• Roxanna Panufnik
  • Twenty (2022)
    (An Overture for Orchestra)

  • Peters Edition Limited (World)
  • 1+pic.1+ca.0+bb-cl+bcl.1+cbn/0+2f-hn.0+2ctpt.0.0/timp.2perc/str(6.4.4.4.2)
  • 4 min

Programme Note

TWENTY

When Simon Over asked me if I would write Southbank Sinfonia a 20th anniversary overture, he also requested that I collaborate with orchestra’s members in the creation of the piece. I sent them all a questionnaire with the following questions: What does the number 20 mean to you? What are your favourite effects/techniques/figurations to play? What do you do you wish you could be doing more of, within the orchestra?

I have included as many of their requests as possible, which you’ll see in bold, in the description of the piece below. The woodwind all requested that they play on their doubling instruments so they are scored as piccolo, flute, oboe, cor anglais, clarinet, bass clarinet, bassoon and contra-bassoon.

TWENTY is based on a progression of 20 harmonies, which we hear initially in a chorale-like fashion with quintuplet flourishes throughout the orchestra. The time signature is always in divisibles of 20 – multiples of 5, 4 and 10. The percussion starts with a complex rhythm that pits 5 against 4.

In A. With anticipation of joys to come, the harmonies (1 – 5) become excited ostinato (including some nifty double-stopping in the horns), accompanying various instruments as they play their carefree, light, cheerful melodies. A request for 6/8 + 2/4 (neatly becoming 10/8 and an opportunity to combine 6/8 against 3/4) gives us a driving rhythm, played with spread pizzicato and open string arpeggios in the strings. Soloistic playing in the double basses start the melodic ball rolling. Then the bassoons carry on the melody with glissandi and rising scales in 3rds. The ‘cellos take over, fulfilling their wish to duet with other orchestral instruments in a different pitch zone, the flute and piccolo. The double basses further accentuate the 10/8 rhythm with Bartok pizzicatos.

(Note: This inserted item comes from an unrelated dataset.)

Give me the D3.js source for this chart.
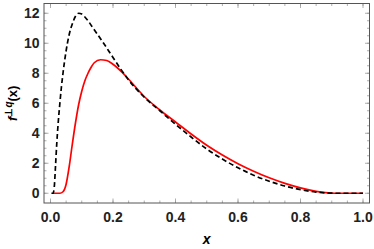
<!DOCTYPE html>
<html>
<head>
<meta charset="utf-8">
<script src="https://cdn.jsdelivr.net/npm/d3@7"></script>
<style>
  body { margin: 0; background: #fff; }
  svg { display: block; }
  .tick-label { font-family: "Liberation Sans", Arial, sans-serif; font-weight: bold; font-size: 14px; fill: #222; }
</style>
</head>
<body>
<div id="chart"></div>
<script>
// Chart dimensions and frame position.
const width = 374;
const height = 249;
const frame = { left: 44, right: 369.5, top: 3.5, bottom: 203 };

// Dashed black curve
const dashedX = [0.003, 0.008, 0.012, 0.016, 0.02, 0.025, 0.03, 0.035, 0.04, 0.05, 0.06, 0.07, 0.08, 0.09, 0.10, 0.11, 0.12, 0.14, 0.17, 0.20, 0.25, 0.30, 0.35, 0.40, 0.45, 0.50, 0.55, 0.60, 0.65, 0.70, 0.75, 0.80, 0.85, 0.88, 0.92, 0.96, 1.0];
const dashedY = [0, 0, 0.4, 1.8, 3.3, 4.8, 6.0, 7.1, 8.0, 9.5, 10.6, 11.3, 11.8, 12.0, 11.95, 11.75, 11.5, 10.9, 10.0, 9.05, 7.55, 6.4, 5.5, 4.6, 3.75, 2.95, 2.28, 1.7, 1.2, 0.8, 0.48, 0.24, 0.08, 0.02, 0, 0, 0];

// Red solid curve
const solidX = [0.008, 0.02, 0.03, 0.04, 0.05, 0.06, 0.07, 0.08, 0.09, 0.10, 0.11, 0.12, 0.13, 0.14, 0.16, 0.18, 0.20, 0.22, 0.25, 0.30, 0.35, 0.40, 0.45, 0.50, 0.55, 0.60, 0.65, 0.70, 0.75, 0.80, 0.85, 0.88, 0.91, 0.95, 1.0];
const solidY = [0, 0, 0, 0.1, 0.6, 1.8, 3.3, 4.7, 5.9, 6.8, 7.5, 8.0, 8.4, 8.7, 8.9, 8.85, 8.6, 8.25, 7.6, 6.45, 5.55, 4.75, 3.95, 3.2, 2.55, 1.97, 1.47, 1.03, 0.66, 0.36, 0.13, 0.04, 0, 0, 0];

// Tick values
const xMajor = [0, 0.2, 0.4, 0.6, 0.8, 1.0];
const xMinor = d3.range(0, 1.0001, 0.05);
const yMajor = [0, 2, 4, 6, 8, 10, 12];
const yMinor = d3.range(0, 12.001, 0.5);

const x = d3.scaleLinear().domain([-0.0208, 1.0208]).range([frame.left, frame.right]);
const y = d3.scaleLinear().domain([-0.65, 12.65]).range([frame.bottom, frame.top]);

const svg = d3.select("#chart").append("svg")
    .attr("width", width)
    .attr("height", height);

// Inward ticks on all four sides
const tickColor = "#9a9a9a";
function ticksX(vals, len) {
    vals.forEach(v => {
        svg.append("line").attr("x1", x(v)).attr("x2", x(v))
            .attr("y1", frame.bottom).attr("y2", frame.bottom - len)
            .attr("stroke", tickColor).attr("stroke-width", 0.8);
        svg.append("line").attr("x1", x(v)).attr("x2", x(v))
            .attr("y1", frame.top).attr("y2", frame.top + len)
            .attr("stroke", tickColor).attr("stroke-width", 0.8);
    });
}
function ticksY(vals, len) {
    vals.forEach(v => {
        svg.append("line").attr("y1", y(v)).attr("y2", y(v))
            .attr("x1", frame.left).attr("x2", frame.left + len)
            .attr("stroke", tickColor).attr("stroke-width", 0.8);
        svg.append("line").attr("y1", y(v)).attr("y2", y(v))
            .attr("x1", frame.right).attr("x2", frame.right - len)
            .attr("stroke", tickColor).attr("stroke-width", 0.8);
    });
}
ticksX(xMinor, 2.5);
ticksX(xMajor, 4.5);
ticksY(yMinor, 2.5);
ticksY(yMajor, 4.5);

// Curves
const line = d3.line().x(d => x(d[0])).y(d => y(d[1])).curve(d3.curveMonotoneX);

svg.append("path")
    .datum(d3.zip(solidX, solidY))
    .attr("d", line)
    .attr("fill", "none")
    .attr("stroke", "#ff0000")
    .attr("stroke-width", 1.7);

svg.append("path")
    .datum(d3.zip(dashedX, dashedY))
    .attr("d", line)
    .attr("fill", "none")
    .attr("stroke", "#000")
    .attr("stroke-width", 1.7)
    .attr("stroke-dasharray", "5,3");

// Frame
svg.append("rect")
    .attr("x", frame.left).attr("y", frame.top)
    .attr("width", frame.right - frame.left)
    .attr("height", frame.bottom - frame.top)
    .attr("fill", "none")
    .attr("stroke", "#555")
    .attr("stroke-width", 1);

// Tick labels
svg.selectAll(".xl").data(xMajor).enter().append("text")
    .attr("class", "tick-label")
    .attr("x", d => x(d))
    .attr("y", 222)
    .attr("text-anchor", "middle")
    .text(d => d.toFixed(1));

svg.selectAll(".yl").data(yMajor).enter().append("text")
    .attr("class", "tick-label")
    .attr("x", 39.5)
    .attr("y", d => y(d) + 5)
    .attr("text-anchor", "end")
    .text(d => d);

// Axis titles
svg.append("text")
    .attr("x", x(0.5))
    .attr("y", 244)
    .attr("text-anchor", "middle")
    .style("font-family", "Liberation Sans, Arial, sans-serif")
    .style("font-weight", "bold")
    .style("font-style", "italic")
    .style("font-size", "14px")
    .text("x");

const yt = svg.append("text")
    .attr("transform", `translate(17,${y(6)}) rotate(-90)`)
    .attr("text-anchor", "middle")
    .style("font-family", "Liberation Sans, Arial, sans-serif")
    .style("font-weight", "bold")
    .style("font-size", "13px");
yt.append("tspan").style("font-style", "italic").text("f");
yt.append("tspan").attr("dy", -5).style("font-size", "10px").text("⊥");
yt.append("tspan").style("font-size", "10px").style("font-style", "italic").text("q");
yt.append("tspan").attr("dy", 5).text("(x)");
</script>
</body>
</html>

Interestingly, the wind and upper players unanimously requested some ethereal effects so the next section B. Mysterioso, makes use of fluttering and pitch-bends in the winds, harmonics in the violins and bisbigliando trills on the bassoons. The woodwinds pass the melodies between themselves as the harmonies (6 – 15) gracefully propel us towards C. Locomotively. In the players’ thoughts about the number 20, their sense of excitement at having all the freedoms of adulthood with no responsibilities and the anticipation at the decade to come was pretty much universal. So, we start this last section slowly and at the bottom end of the orchestra with harmonies’ 16 – 20’s bass line. At first trepidatious, more instruments join in becoming faster and faster as the train of adulthood gathers in pace, finishing in a pyrotechnic display of all 20 harmonies.

I am hugely grateful to Simon Over for commissioning this piece – and to the players of Southbank Sinfonia who were hugely inspirational with their requests and generous with their time in trying things out. The piece is dedicated to Simon Over, celebrating the Twentieth Anniversary of Southbank Sinfonia.